I hATE this feeling, I hate my heart. jesus christ the babies, jude's birthday, his cake
his laugh god
I love them so much, do parents get over their love for their children?
and I am not even their real mom or whatever but I feel so much for them that it just seems it will be impossible to get over children.
one thing is your ex and another those little people that were part of your life and thought you so much and soften your heart.
It gets me sad now everytime I see a kid, every fucking time.
i lost them.
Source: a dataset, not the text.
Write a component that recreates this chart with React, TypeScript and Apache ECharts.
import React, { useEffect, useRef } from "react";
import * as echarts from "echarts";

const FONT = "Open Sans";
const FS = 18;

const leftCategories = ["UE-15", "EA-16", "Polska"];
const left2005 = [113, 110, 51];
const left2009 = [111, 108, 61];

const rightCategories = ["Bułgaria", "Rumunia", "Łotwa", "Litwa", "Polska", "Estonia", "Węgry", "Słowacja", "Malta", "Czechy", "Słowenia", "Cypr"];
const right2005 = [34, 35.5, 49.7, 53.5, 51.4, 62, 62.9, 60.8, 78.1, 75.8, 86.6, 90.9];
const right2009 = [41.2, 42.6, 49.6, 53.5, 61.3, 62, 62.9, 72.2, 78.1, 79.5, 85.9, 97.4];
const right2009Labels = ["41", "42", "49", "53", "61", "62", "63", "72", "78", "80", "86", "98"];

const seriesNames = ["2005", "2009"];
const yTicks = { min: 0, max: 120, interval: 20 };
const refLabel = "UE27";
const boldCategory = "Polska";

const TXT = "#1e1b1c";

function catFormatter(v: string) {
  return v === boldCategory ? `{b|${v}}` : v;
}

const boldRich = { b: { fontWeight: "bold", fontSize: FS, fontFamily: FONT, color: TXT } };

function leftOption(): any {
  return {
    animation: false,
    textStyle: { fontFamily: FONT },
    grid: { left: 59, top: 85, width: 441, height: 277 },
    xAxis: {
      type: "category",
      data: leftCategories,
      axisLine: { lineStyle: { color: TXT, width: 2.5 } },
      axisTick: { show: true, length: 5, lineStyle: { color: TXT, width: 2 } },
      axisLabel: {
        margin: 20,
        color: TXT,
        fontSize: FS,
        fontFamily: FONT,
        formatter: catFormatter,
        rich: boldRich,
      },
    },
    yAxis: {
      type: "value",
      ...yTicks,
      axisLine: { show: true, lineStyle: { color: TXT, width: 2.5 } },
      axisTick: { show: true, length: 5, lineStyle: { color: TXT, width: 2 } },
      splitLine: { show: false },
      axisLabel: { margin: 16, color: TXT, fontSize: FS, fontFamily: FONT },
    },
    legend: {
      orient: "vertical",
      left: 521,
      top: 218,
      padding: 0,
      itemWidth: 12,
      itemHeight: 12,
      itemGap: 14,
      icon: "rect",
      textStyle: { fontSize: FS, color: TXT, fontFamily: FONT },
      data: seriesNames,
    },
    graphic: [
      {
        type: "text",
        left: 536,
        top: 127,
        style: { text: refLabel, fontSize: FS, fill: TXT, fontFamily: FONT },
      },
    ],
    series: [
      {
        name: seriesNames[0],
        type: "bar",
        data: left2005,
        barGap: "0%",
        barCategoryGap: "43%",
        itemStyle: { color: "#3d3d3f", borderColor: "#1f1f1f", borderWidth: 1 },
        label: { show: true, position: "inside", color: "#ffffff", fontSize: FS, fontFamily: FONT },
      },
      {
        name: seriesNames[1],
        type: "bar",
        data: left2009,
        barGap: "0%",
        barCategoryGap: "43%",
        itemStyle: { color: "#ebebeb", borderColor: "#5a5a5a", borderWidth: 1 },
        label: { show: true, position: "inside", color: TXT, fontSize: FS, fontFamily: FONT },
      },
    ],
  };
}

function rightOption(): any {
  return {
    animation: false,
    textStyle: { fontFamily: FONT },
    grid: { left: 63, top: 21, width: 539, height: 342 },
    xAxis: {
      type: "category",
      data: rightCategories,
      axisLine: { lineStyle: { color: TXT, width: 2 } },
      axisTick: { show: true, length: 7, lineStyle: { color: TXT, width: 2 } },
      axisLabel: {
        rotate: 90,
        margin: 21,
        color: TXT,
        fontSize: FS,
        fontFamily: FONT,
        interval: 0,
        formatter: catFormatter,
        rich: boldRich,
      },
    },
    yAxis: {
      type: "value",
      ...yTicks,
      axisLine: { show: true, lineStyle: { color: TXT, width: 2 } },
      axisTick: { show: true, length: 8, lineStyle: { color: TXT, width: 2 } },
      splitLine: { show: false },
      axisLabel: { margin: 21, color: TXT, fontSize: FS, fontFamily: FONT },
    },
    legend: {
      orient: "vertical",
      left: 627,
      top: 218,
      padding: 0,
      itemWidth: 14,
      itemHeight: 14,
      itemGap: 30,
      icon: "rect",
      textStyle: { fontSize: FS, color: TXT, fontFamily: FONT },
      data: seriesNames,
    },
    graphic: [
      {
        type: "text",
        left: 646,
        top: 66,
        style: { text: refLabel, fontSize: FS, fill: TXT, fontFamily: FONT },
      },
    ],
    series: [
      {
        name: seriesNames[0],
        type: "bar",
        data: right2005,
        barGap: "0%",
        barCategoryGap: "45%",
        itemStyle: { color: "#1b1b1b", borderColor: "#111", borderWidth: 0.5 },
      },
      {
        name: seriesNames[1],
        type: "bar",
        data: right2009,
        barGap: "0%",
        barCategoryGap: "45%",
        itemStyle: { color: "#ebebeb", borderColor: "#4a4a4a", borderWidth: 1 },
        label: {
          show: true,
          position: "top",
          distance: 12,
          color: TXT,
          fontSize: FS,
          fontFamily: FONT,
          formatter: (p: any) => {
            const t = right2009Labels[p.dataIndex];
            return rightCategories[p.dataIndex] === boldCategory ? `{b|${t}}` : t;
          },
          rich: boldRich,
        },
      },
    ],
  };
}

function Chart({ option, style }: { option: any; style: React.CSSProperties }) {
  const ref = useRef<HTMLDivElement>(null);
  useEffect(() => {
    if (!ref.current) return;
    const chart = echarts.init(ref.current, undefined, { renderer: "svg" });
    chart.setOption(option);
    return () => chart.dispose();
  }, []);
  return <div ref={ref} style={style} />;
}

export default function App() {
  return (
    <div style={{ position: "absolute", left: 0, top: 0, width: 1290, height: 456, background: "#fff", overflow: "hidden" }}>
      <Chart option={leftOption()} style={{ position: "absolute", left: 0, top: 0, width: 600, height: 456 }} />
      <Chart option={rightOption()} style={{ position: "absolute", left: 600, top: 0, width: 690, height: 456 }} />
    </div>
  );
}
I lost her.
I dont see how am i going to get out of this one.
and she seems so fine, so ok with the breakup like it wasn't big deal.
she is happy
i am the most miserable person
my dad says the kids will be ok, and I believe they will, I wasn't in their lives long enough for them to miss me for too long plus they have both of their parents and kellye.
but i am left alone, with the memories.
memories that are in two bins and tattooed on my brain.
I have cried every night and day from a month now.
and they will be a lot more of those once I leave this town.
we won't be looking at the same sky, they will be back here everybody will be back here but me.
because i wasn't accepted
I dont regret the relationship. it was the most fantastic feeling I have ever felt for somebody and for her children and family.
I learned so much
and now I am paying with tears of blood

I guess everything has its price

Tuesday 25 November 2008

horse

i have enough pills in my room to kill a horse
my friends here call me "pony"



funny isn't

Saturday 22 November 2008

bus

So after I went to buy my tampons, I noticed that the bus stop was right outside the market, I had my backpack with my sketchbook and pencils and some pesos for the bus.
So I decided to take the bus and go to downtown and sit on the main plaza and I drew some trees. they came out great.
Also I was writing as the day went by:
this is what I got:

And here I am riding the bus to whatever destination. The bus is so jumpy I can't hardly write.
This culture, my home culture, is so strange to me.
I guess most old men here never retire, im talking about the poor ones, you always see old men doing odd jobs out here.
This bus must be in use since the 80's it looks so old.
People always stare at me. I wonder if they thing if I am a weird tourist of a mayan gone wrong.
I should have eaten something else than that banana and a cup of coffee, but oh well, its 2pm now.
Here in downtown its where working people gather, they walk passing in a hurry most of them carrying always something.
The young, and mostly the young me always look a little faggy to me haha, they do, like they try too much. too much wanna be, like the kids at american idol. hahah but really they try to keep up with fashion but they just over do it.
Women seem more neutral, like you could take them a few years back and forth and they would look ok. they look just basic. maybe because they are not supposed to get out of the box, maybe they dont want to.
Pigeons, they have shit all over the downtown plaza ground, but yet, they look beautiful when they fly around following a wind wave.
Children always chase pigeons, I guess that's what they get for polluting so much.
I should go back now.
Its 4pm and it was a little difficult but I finally manage to find my bus stop, and I guess the same driver is still on the clock, I can recognize that mullet from 30 ft.
I am starving.
For a local this was just another day, another sale to try to make, another peso to work for.
For a tourist this was just another day for a snapshot opportunity.
and for me, well I dont know i'm lost in limbo.
ok we are off and the shaking of the bus has started so good bye.